Given that you cannot answer [just] any question... does the user know what they can ask? I suspect that the ideal number of functions for a voice UI actually follows a U-shaped curve: one command is great and is ten probably OK, but 50 or 100 is terrible, because you still can't ask anything but can't remember what you can ask.
This remains a problem. Apple tightly restricts 3rd party development with Siri (and Siri is consequently useless). Google Assistant is somewhat better. Amazon is content to let virtually anyone upload an Alexa Skill, but that still restricts the domain of novel audio interfaces to developers and teams with the time and inclination to build them. And they'll still be building it in a visual format, which seems like the powerful and correct thing to do, but is not native to the format! And even with strong UX research, it's difficult to understand user intent at scale (or even sub-scale).

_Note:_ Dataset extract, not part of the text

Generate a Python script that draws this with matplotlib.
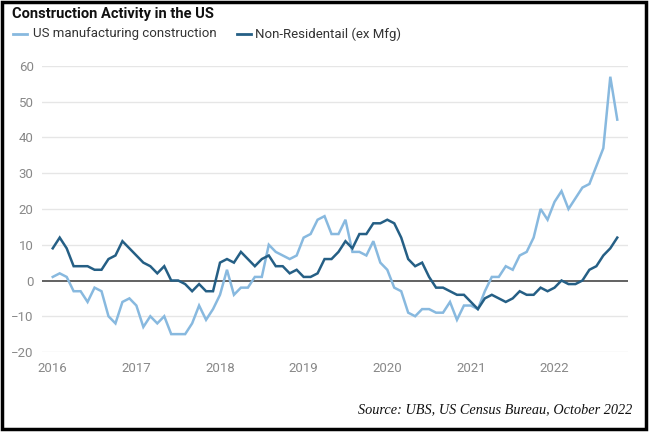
import matplotlib.pyplot as plt
from matplotlib.patches import Rectangle

# monthly readings, Jan 2016 .. Oct 2022
years = ['2016', '2017', '2018', '2019', '2020', '2021', '2022']

us_mfg = [1, 2, 1, -3, -3, -6, -2, -3, -10, -12, -6, -5,
          -7, -13, -10, -12, -10, -15, -15, -15, -12, -7, -11, -8,
          -4, 3, -4, -2, -2, 1, 1, 10, 8, 7, 6, 7,
          12, 13, 17, 18, 13, 13, 17, 8, 8, 7, 11, 5,
          3, -2, -3, -9, -10, -8, -8, -9, -9, -6, -11, -7,
          -7, -8, -3, 1, 1, 4, 3, 7, 8, 12, 20, 17,
          22, 25, 20, 23, 26, 27, 32, 37, 57, 45]

non_res = [9, 12, 9, 4, 4, 4, 3, 3, 6, 7, 11, 9,
           7, 5, 4, 2, 4, 0, 0, -1, -3, -1, -3, -3,
           5, 6, 5, 8, 6, 4, 6, 7, 4, 4, 2, 3,
           1, 1, 2, 6, 6, 8, 11, 9, 13, 13, 16, 16,
           17, 16, 12, 6, 4, 5, 1, -2, -2, -3, -4, -4,
           -6, -8, -5, -4, -5, -6, -5, -3, -4, -4, -2, -3,
           -2, 0, -1, -1, 0, 3, 4, 7, 9, 12]

months = list(range(len(us_mfg)))

light = '#88b9df'
dark = '#255f85'

fig = plt.figure(figsize=(6.52, 4.32), dpi=100)
ax = fig.add_axes([42 / 652, 1 - 352 / 432, (628 - 42) / 652, (352 - 66) / 432])

ax.plot(months, us_mfg, color=light, lw=1.8, solid_joinstyle='miter', zorder=3)
ax.plot(months, non_res, color=dark, lw=1.8, solid_joinstyle='miter', zorder=4)

ax.set_xlim(-1.54, 82.54)
ax.set_ylim(-20, 60)
ax.set_yticks(range(-20, 61, 10))
ax.set_yticklabels(['\u221220', '\u221210', '0', '10', '20', '30', '40', '50', '60'])
ax.set_xticks(range(0, 73, 12))
ax.set_xticklabels(years)

for v in range(-20, 61, 10):
    if v != 0:
        ax.axhline(v, color='#e6e6e6', lw=1, zorder=1)
ax.axhline(0, color='#555555', lw=1.3, zorder=2)

for s in ax.spines.values():
    s.set_visible(False)
ax.tick_params(length=0, colors='#888888', labelsize=9.5)
ax.tick_params(axis='y', pad=6)
ax.tick_params(axis='x', pad=7)
for lab in ax.get_xticklabels() + ax.get_yticklabels():
    lab.set_fontfamily('Roboto')

# title and legend
fig.text(12 / 652, 1 - 14 / 432, 'Construction Activity in the US', fontsize=10.5,
         fontweight='bold', family='Roboto',
         va='center', ha='left', color='#111111')
ly = 1 - 34 / 432
fig.add_artist(plt.Line2D([13 / 652, 27 / 652], [ly, ly], color=light, lw=2))
fig.text(33 / 652, ly, 'US manufacturing construction', fontsize=9.5, family='Roboto',
         va='center', ha='left', color='#333333')
fig.add_artist(plt.Line2D([237 / 652, 251 / 652], [ly, ly], color=dark, lw=2))
fig.text(255 / 652, ly, 'Non-Residentail (ex Mfg)', fontsize=9.5, family='Roboto',
         va='center', ha='left', color='#333333')

# source
fig.text(632 / 652, 1 - 410 / 432, 'Source: UBS, US Census Bureau, October 2022',
         fontsize=10.3, style='italic', family='Liberation Serif',
         va='center', ha='right', color='#111111')

# black frame
fig.add_artist(Rectangle((2 / 652, 3 / 432), 644 / 652, 427 / 432, transform=fig.transFigure,
                         fill=False, edgecolor='black', lw=2.5))

fig.savefig('out.png', dpi=100)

The premise of Automatter is that no-code and low-code tools with rigid constraints can support powerful, sophisticated use cases. The trick is in who is doing the building. Which brings me to another product with similar properties: LEGO.
It takes incredible skill and knowledge to design LEGO sets from scratch. It takes quite a bit of vision to build something of value from an assortment of LEGOs. But you can get incredibly far just by putting one block on another...
and then another...
and then another... until...
Here's my hypothesis: If you gave every Alexa user the ability to do a single custom automation entirely built through a native voice mechanic — no visual design tool, no cloud deployment, just you telling Alexa that when you ask for X, do X AND do Y — I think most people could handle it. You might not get a majority to add one, but if Amazon did a bit of customer education, they might get a significant chunk to add one.
And then one day, they might add another one. And then another on top of that. And then another. Until they've personalized an audio interface for their lives that would never have designed from scratch. If you asked them, they'd tell you they've never built an app or written a line of code in their lives.
And they might even be right about the latter.